A gooit bal over B heen, B probeert de bal naar een keer of 2 keer stuiteren te vangen
A rolt de bal naar B, B gooit tegelijkertijd een bal naar A
A heeft een bal vast, B gooit een bal, A kaatst de bal terug via zijn eigen bal
A en B gooien tegelijkertijd een bal naar elkaar over
A en B gooien elkaar tegelijkertijd een bal toe met het idee dat ze in de lucht elkaar raken, kaatsen en bal naar je terugkomt
A vangt en gooit de bal met 1 hand naar B terwijl hij in de andere hand een bal stuitert
A en B houden gezamenlijk een bal in het midden vast en proberen tegelijkertijd met de andere hand de eigen bal te dribbelen
A gooit de eigen bal recht omhoog en wisselt dan van plek met B. B doet het zelfde. Lukt het om de bal van de partner te vangen?

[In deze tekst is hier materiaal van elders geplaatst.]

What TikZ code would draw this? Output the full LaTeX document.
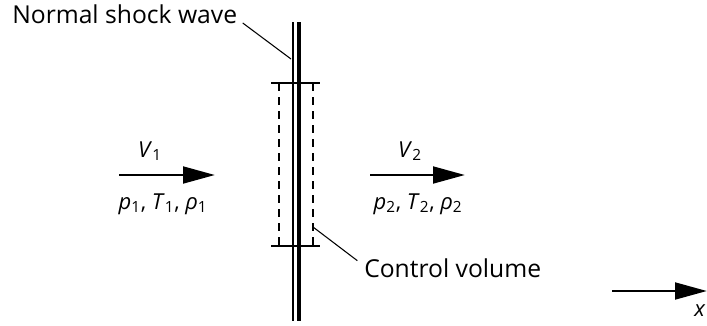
\documentclass[tikz,border=0pt]{standalone}
\usepackage{fontspec}
\setmainfont{Open Sans}
\usetikzlibrary{arrows.meta,positioning}

\begin{document}
\begin{tikzpicture}[x=0.75pt, y=-0.75pt, font=\fontsize{18.5}{22}\selectfont,
    flow/.style={line width=2.2pt, -{Triangle[length=24pt,width=12.5pt]}},
    cvline/.style={line width=0.8pt, dash pattern=on 6pt off 4.5pt},
    leader/.style={line width=0.8pt},
    lbl/.style={inner sep=0pt},
    sym/.style={inner sep=0pt, font=\fontsize{16.5}{20}\selectfont}]
  \useasboundingbox (0,0) rectangle (707,325);

  % shock wave (thin and thick line)
  \coordinate (ThinTop) at (293,22);
  \coordinate (ThinBot) at (293,321);
  \coordinate (ThickTop) at (299,22);
  \coordinate (ThickBot) at (299,321);
  \draw[line width=0.8pt] (ThinTop) -- (ThinBot);
  \draw[line width=2.4pt] (ThickTop) -- (ThickBot);

  % control volume
  \coordinate (CVtl) at (271,83);
  \coordinate (CVtr) at (320,83);
  \coordinate (CVbl) at (271,246);
  \coordinate (CVbr) at (320,246);
  \draw[leader] (CVtl) -- (CVtr);
  \draw[leader] (CVbl) -- (CVbr);
  \draw[cvline] (279,83) -- (279,246);
  \draw[cvline] (313,83) -- (313,246);

  % labels with leaders
  \node[lbl, anchor=base west] (NSW) at (12,23) {Normal shock wave};
  \coordinate (NSWtip) at (291,59);
  \draw[leader] ([xshift=4pt]NSW.base east) -- (NSWtip);

  \node[lbl, anchor=base west] (CV) at (364,277) {Control volume};
  \coordinate (CVtip) at (313,227);
  \draw[leader] (CVtip) -- ([xshift=-5pt,yshift=-2pt]CV.north west);

  % upstream state
  \coordinate (U1) at (119,175);
  \coordinate (U2) at (215,175);
  \draw[flow] (U1) -- (U2);
  \node[sym] (V1) at (150,151) {\textit{V}\textsubscript{1}};
  \node[sym] (S1) at (163,204) {\textit{p}\textsubscript{1}, \textit{T}\textsubscript{1}, \textit{ρ}\textsubscript{1}};

  % downstream state
  \coordinate (D1) at (370,175);
  \coordinate (D2) at (465,175);
  \draw[flow] (D1) -- (D2);
  \node[sym] (V2) at (410,151) {\textit{V}\textsubscript{2}};
  \node[sym] (S2) at (418,204) {\textit{p}\textsubscript{2}, \textit{T}\textsubscript{2}, \textit{ρ}\textsubscript{2}};

  % x axis
  \coordinate (X1) at (612,291);
  \coordinate (X2) at (707,291);
  \draw[flow] (X1) -- (X2);
  \node[sym] (Xlbl) at (700,311) {\textit{x}};
\end{tikzpicture}
\end{document}
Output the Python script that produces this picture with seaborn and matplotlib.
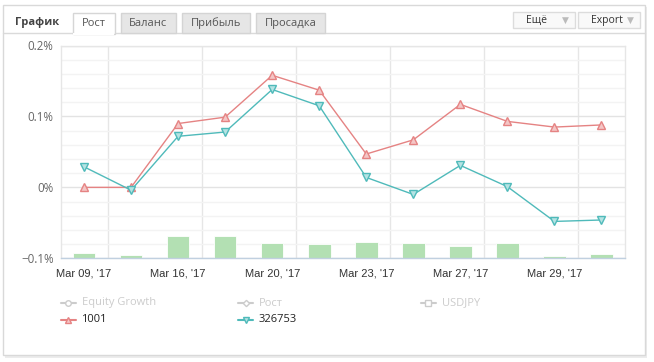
import numpy as np
import pandas as pd
import matplotlib
matplotlib.use('Agg')
import matplotlib.pyplot as plt
from matplotlib.patches import Rectangle
from matplotlib.lines import Line2D
import seaborn as sns

# данные графика (значения в %)
points = list(range(12))
growth_1001 = [0.000, 0.000, 0.090, 0.099, 0.158, 0.137, 0.047, 0.067, 0.117, 0.093, 0.085, 0.088]
growth_326753 = [0.029, -0.004, 0.072, 0.078, 0.138, 0.115, 0.014, -0.010, 0.031, 0.001, -0.048, -0.046]
volume = [0.007, 0.004, 0.031, 0.031, 0.021, 0.020, 0.023, 0.021, 0.017, 0.021, 0.003, 0.006]
tick_labels = ["Mar 09, '17", "Mar 16, '17", "Mar 20, '17", "Mar 23, '17", "Mar 27, '17", "Mar 29, '17"]
y_ticks = [-0.1, 0.0, 0.1, 0.2]
y_tick_labels = ['−0.1%', '0%', '0.1%', '0.2%']
tabs = ['Рост', 'Баланс', 'Прибыль', 'Просадка']

RED = '#e58383'
TEAL = '#4fbaba'
GREEN = '#b3e0b3'

sns.set_style('white')
plt.rcParams['font.family'] = ['Open Sans', 'DejaVu Sans']

W, H = 654, 362
fig = plt.figure(figsize=(W / 100, H / 100), dpi=100)


def box(x0, y0, x1, y1, zorder=-5, **kw):
    fig.add_artist(Rectangle((x0 / W, 1 - y1 / H), (x1 - x0) / W, (y1 - y0) / H,
                             transform=fig.transFigure, zorder=zorder, **kw))


def txt(x, y, s, **kw):
    fig.text(x / W, 1 - y / H, s, **kw)


def hline(x0, x1, y, **kw):
    fig.add_artist(Line2D([x0 / W, x1 / W], [1 - y / H, 1 - y / H], transform=fig.transFigure, **kw))


# панель
box(4.5, 7, 647, 357.5, facecolor='#ececec', edgecolor='none', zorder=-10)
box(2.5, 5, 644.5, 355, facecolor='white', edgecolor='#d9d9d9', lw=1, zorder=-9)
hline(2.5, 644.5, 33.3, color='#dadada', lw=1, zorder=-8)

txt(15, 22.5, 'График', fontsize=8, fontweight='bold', color='#444', va='center')
tab_x = [(72.7, 115), (120.7, 176), (181.7, 250), (255.7, 325)]
for i, (name, (x0, x1)) in enumerate(zip(tabs, tab_x)):
    if i == 0:
        box(x0, 12.7, x1, 34, facecolor='white', edgecolor='#d6d6d6', lw=1, zorder=3)
        box(x0 + 0.6, 32.5, x1 - 0.6, 35, facecolor='white', edgecolor='none', zorder=4)
    else:
        box(x0, 12.7, x1, 33.3, facecolor='#e6e6e6', edgecolor='#d4d4d4', lw=1, zorder=3)
    txt((x0 + x1) / 2, 23.5, name, fontsize=8, color='#555', ha='center', va='center', zorder=5)

for name, x0, x1 in [('Ещё', 512.7, 575), ('Export', 578, 640)]:
    box(x0, 11.7, x1, 28.3, facecolor='#f9f9f9', edgecolor='#dcdcdc', lw=1, zorder=3)
    txt(x0 + 13, 20, name, fontsize=7.5, color='#333', va='center')
    txt(x1 - 10, 20, '▼', fontsize=6.5, color='#bbb', ha='center', va='center', family='DejaVu Sans')

# область графика
ax = fig.add_axes([60.5 / W, 1 - 258.3 / H, 564.5 / W, 212.8 / H])
ax.set_zorder(10)
ax.set_axisbelow(True)

sns.barplot(x=points, y=volume, ax=ax, color=GREEN, saturation=1, width=0.48,
            bottom=-0.1, edgecolor='white', linewidth=0.6)
sns.lineplot(x=points, y=growth_1001, ax=ax, color=RED, lw=1, marker='^', markersize=5.2,
             markerfacecolor='#f4c6c6', markeredgecolor=RED, markeredgewidth=1)
sns.lineplot(x=points, y=growth_326753, ax=ax, color=TEAL, lw=1, marker='v', markersize=5.2,
             markerfacecolor='#b5e3e3', markeredgecolor=TEAL, markeredgewidth=1)

ax.set_xlim(-0.5, 11.5)
ax.set_ylim(-0.1, 0.2)
ax.set_xticks(points[::2])
ax.set_xticklabels(tick_labels, fontsize=8, color='#333', family=['Liberation Sans', 'DejaVu Sans'])
ax.set_xticks(np.arange(0.5, 11, 2), minor=True)
ax.set_yticks(y_ticks)
ax.set_yticklabels(y_tick_labels, fontsize=8.3, color='#666')
ax.set_yticks(np.arange(-0.1, 0.2, 0.02), minor=True)
ax.tick_params(which='both', length=0)
ax.tick_params(axis='x', pad=7)
ax.tick_params(axis='y', pad=5)
ax.grid(False)
ax.xaxis.grid(True, which='minor', color='#e6e6e6', lw=1)
ax.yaxis.grid(True, which='major', color='#e3e3e3', lw=1)
ax.yaxis.grid(True, which='minor', color='#f3f3f3', lw=1)
ax.set_xlabel('')
ax.set_ylabel('')
for side in ['left', 'right', 'top']:
    ax.spines[side].set_color('#e6e6e6')
    ax.spines[side].set_linewidth(1)
ax.spines['bottom'].set_color('#c0d0e0')
ax.spines['bottom'].set_linewidth(1)

# легенда
legend_items = [
    (60.5, 303, 'Equity Growth', '#cccccc', 'o', 'white', '#cccccc'),
    (238, 303, 'Рост', '#cccccc', 'D', 'white', '#cccccc'),
    (420.7, 303, 'USDJPY', '#cccccc', 's', 'white', '#cccccc'),
    (60.5, 320, '1001', RED, '^', '#f4c6c6', '#222222'),
    (238, 320, '326753', TEAL, 'v', '#b5e3e3', '#222222'),
]
for x0, y0, name, col, mk, face, tcol in legend_items:
    fig.add_artist(Line2D([x0 / W, (x0 + 15) / W], [1 - y0 / H] * 2, transform=fig.transFigure,
                          color=col, lw=1.5))
    fig.add_artist(Line2D([(x0 + 7.5) / W], [1 - y0 / H], transform=fig.transFigure,
                          marker=mk, markersize=4 if mk != 'D' else 3.2, markerfacecolor=face,
                          markeredgecolor=col, markeredgewidth=1, color=col))
    txt(x0 + 21, y0, name, fontsize=8, color=tcol, va='center')

fig.savefig('out.png', dpi=100)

A gooit de bal omhoog, gaat zitten en laat de bal tussen de benen stuiteren, gaat weer staan en vangt de bal weer op. Lukt het B om dit tegelijkertijd te doen?
Na een paar keer omwisselen.
Lukt het: pak een ander kaartje en probeer dit ook.
Per duo (afhankelijk van de oefening) 1 of 2 ballen.